Posted in: Android, Featured, Hands-on, Tablets

The Google Nexus 7 enters our office, gets ready to rally the Android troops

Google’s Nexus 7 is a milestone in Android’s development, so we were all over it when it came to our office. The Nexus lineup lays down the development direction for Android gadgets in general and Jelly Bean that debuted on this tab is quite interesting indeed. Unlike some previous Nexus gadgets, the Nexus 7 will probably gain a lot of traction with consumers making it even more important.

The Nexus 7 packs a Tegra 3 chipset, a 7″ LCD screen with WXGA resolution and a highly competitive price. We can’t understate the importance of the price – it matches the Amazon Kindle Fire, which fairly quickly grabbed 5% of the tablet market share on its own and it doesn’t even run a proper version of Android.

The Nexus 7, however, comes from Google itself along with the latest OS (and a promise for timely updates in the future). We’ve already looked at what Android 4.1 Jelly Bean is all about, so let’s take a closer look at the hardware instead.

The Nexus 7 was made by ASUS and they have done a pretty good job of it. We like the metallic edge running around the tablet and especially the back. The back is made out of plastic with a dotted pattern, really pleasant to touch and good at hiding fingerprints.

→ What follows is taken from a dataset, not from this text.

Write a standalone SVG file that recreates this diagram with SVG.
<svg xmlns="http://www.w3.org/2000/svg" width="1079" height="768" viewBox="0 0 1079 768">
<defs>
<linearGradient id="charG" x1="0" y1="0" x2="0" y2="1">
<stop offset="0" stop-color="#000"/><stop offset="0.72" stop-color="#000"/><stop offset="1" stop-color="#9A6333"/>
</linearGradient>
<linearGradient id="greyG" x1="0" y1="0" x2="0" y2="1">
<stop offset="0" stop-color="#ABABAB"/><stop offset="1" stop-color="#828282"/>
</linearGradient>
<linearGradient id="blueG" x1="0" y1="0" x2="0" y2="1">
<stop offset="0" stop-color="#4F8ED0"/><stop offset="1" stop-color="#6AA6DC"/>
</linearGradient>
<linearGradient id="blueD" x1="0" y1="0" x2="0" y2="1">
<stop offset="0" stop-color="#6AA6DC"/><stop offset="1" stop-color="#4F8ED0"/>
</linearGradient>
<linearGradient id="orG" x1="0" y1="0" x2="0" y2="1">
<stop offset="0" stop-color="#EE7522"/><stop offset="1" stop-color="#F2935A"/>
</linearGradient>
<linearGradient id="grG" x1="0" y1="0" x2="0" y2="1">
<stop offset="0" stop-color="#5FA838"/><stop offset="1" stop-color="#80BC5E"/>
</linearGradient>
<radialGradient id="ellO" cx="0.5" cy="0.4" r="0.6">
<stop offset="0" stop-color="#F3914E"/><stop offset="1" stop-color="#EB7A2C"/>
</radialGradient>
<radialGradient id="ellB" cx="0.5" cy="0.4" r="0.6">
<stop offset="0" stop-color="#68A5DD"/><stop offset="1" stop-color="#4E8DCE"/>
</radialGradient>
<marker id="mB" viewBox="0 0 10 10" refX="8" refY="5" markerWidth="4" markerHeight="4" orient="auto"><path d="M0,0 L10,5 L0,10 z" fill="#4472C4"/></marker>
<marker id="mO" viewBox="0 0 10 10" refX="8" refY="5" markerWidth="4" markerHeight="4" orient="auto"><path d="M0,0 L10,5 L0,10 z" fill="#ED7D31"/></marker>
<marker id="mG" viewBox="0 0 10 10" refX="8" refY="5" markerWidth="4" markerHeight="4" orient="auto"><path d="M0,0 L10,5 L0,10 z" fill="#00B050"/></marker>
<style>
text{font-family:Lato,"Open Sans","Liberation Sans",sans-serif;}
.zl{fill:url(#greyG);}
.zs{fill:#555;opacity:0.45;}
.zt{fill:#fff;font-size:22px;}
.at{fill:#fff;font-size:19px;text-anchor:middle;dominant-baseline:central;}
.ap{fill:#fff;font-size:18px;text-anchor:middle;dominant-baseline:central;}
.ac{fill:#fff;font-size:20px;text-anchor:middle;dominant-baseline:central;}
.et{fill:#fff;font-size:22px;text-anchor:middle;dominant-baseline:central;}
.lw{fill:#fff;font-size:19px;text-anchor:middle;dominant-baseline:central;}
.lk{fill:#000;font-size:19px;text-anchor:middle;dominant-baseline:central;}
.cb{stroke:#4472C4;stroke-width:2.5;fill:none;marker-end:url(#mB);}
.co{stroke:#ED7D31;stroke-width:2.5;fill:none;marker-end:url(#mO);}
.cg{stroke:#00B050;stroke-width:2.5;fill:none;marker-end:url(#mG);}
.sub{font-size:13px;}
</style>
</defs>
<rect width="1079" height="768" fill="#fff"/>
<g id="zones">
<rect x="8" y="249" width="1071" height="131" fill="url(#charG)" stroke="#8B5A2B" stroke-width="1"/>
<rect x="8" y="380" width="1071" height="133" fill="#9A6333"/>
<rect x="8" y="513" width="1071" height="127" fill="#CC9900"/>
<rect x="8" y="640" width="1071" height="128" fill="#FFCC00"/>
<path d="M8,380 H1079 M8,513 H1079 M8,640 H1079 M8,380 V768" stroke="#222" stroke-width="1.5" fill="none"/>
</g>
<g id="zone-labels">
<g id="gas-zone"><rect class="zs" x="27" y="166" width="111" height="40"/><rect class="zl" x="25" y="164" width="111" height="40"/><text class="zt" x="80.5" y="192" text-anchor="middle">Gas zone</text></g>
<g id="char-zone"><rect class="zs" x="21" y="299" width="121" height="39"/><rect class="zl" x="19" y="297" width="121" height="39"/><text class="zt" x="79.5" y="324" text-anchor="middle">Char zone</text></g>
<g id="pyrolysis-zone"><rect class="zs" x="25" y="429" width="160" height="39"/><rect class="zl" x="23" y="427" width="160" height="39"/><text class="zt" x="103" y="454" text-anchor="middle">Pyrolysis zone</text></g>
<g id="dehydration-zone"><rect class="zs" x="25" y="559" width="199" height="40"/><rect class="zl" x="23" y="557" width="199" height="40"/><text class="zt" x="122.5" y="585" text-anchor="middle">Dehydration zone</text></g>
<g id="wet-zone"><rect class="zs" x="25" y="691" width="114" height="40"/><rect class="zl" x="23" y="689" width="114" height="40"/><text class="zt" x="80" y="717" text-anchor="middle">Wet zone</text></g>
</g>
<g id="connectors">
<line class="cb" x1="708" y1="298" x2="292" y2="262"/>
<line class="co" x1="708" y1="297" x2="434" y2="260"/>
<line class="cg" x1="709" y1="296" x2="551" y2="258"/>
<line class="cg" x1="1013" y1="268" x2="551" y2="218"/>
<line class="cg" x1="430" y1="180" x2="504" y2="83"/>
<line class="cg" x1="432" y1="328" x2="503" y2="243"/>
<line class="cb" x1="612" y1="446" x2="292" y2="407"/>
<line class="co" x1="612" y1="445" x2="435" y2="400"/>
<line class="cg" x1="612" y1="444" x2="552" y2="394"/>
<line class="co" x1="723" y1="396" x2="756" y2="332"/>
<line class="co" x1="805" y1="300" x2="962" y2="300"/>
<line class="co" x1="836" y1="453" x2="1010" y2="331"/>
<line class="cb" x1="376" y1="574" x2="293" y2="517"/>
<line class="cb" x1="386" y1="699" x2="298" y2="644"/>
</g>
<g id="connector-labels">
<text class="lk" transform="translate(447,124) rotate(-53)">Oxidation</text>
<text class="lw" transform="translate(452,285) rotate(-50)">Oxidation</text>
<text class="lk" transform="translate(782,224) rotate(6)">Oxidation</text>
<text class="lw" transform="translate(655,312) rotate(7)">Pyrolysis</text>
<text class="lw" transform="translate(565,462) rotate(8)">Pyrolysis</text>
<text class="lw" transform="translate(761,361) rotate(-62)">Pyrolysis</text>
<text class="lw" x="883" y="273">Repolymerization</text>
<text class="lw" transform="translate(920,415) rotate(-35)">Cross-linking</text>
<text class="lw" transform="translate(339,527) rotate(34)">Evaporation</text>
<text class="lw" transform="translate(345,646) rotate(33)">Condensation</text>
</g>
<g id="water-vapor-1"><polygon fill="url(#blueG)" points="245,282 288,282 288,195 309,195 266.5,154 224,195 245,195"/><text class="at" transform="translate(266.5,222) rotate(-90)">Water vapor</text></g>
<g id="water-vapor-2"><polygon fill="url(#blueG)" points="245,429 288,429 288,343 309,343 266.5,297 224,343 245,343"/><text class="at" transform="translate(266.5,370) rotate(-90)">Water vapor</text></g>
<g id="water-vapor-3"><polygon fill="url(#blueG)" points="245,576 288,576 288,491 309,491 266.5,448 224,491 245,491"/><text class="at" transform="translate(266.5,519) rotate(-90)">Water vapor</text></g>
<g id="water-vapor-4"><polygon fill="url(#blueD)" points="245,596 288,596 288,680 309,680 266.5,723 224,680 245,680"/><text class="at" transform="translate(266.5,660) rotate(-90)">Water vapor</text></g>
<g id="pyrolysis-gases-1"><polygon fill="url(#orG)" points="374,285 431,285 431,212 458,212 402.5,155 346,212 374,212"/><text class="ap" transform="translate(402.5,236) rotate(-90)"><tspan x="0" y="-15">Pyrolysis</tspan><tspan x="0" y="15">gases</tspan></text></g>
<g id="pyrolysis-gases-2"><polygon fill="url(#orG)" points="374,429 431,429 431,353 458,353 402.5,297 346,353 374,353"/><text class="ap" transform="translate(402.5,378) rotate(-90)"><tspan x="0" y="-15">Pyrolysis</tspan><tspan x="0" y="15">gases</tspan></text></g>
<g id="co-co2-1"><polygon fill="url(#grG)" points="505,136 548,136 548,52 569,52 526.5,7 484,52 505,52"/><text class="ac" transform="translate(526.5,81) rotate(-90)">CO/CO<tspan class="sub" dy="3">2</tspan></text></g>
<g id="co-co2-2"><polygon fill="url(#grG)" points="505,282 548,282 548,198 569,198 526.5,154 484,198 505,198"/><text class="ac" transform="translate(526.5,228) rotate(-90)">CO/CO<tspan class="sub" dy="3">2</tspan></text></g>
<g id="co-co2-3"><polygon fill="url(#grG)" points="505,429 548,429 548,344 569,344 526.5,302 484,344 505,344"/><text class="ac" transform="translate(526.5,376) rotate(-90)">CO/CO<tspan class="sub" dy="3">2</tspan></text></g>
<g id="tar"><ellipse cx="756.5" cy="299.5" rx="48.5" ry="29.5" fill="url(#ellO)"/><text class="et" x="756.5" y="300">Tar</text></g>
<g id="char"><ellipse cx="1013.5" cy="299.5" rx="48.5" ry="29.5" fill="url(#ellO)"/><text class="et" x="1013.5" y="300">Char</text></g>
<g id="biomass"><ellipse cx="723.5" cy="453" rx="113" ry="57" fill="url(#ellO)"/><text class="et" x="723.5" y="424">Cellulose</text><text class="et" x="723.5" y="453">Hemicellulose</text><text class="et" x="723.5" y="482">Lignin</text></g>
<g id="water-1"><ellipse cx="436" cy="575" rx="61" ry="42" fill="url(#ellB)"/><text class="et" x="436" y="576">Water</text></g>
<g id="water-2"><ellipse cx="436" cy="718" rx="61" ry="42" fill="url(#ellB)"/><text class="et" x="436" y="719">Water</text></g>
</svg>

At 340g, the tablet is lighter than most other tablets in the class. Its size (198.5 x 120 x 10.5 mm) is about average, though, with Samsung tabs being thinner, while the Kindle Fire is a bit thicker.

The contrast of the screen isn’t stellar, but the 216ppi pixel density ensures sharp images. Colors are decent, but we would have preferred them to be slightly more saturated. Indoor viewing angles are good, but, as is often the case with tablets, the display turns into a mirror when taken outside and the sun shines directly on it.

We’ll do our usual battery of tests for the review, but for now check out this video for a quick guided tour of the Nexus 7.

There are things that Google and ASUS skipped when creating the Nexus 7 (a process that reportedly took only 4 months), like a main camera or a microSD slot. We’ll need some more time with the Nexus 7 to figure out if those things will be missed.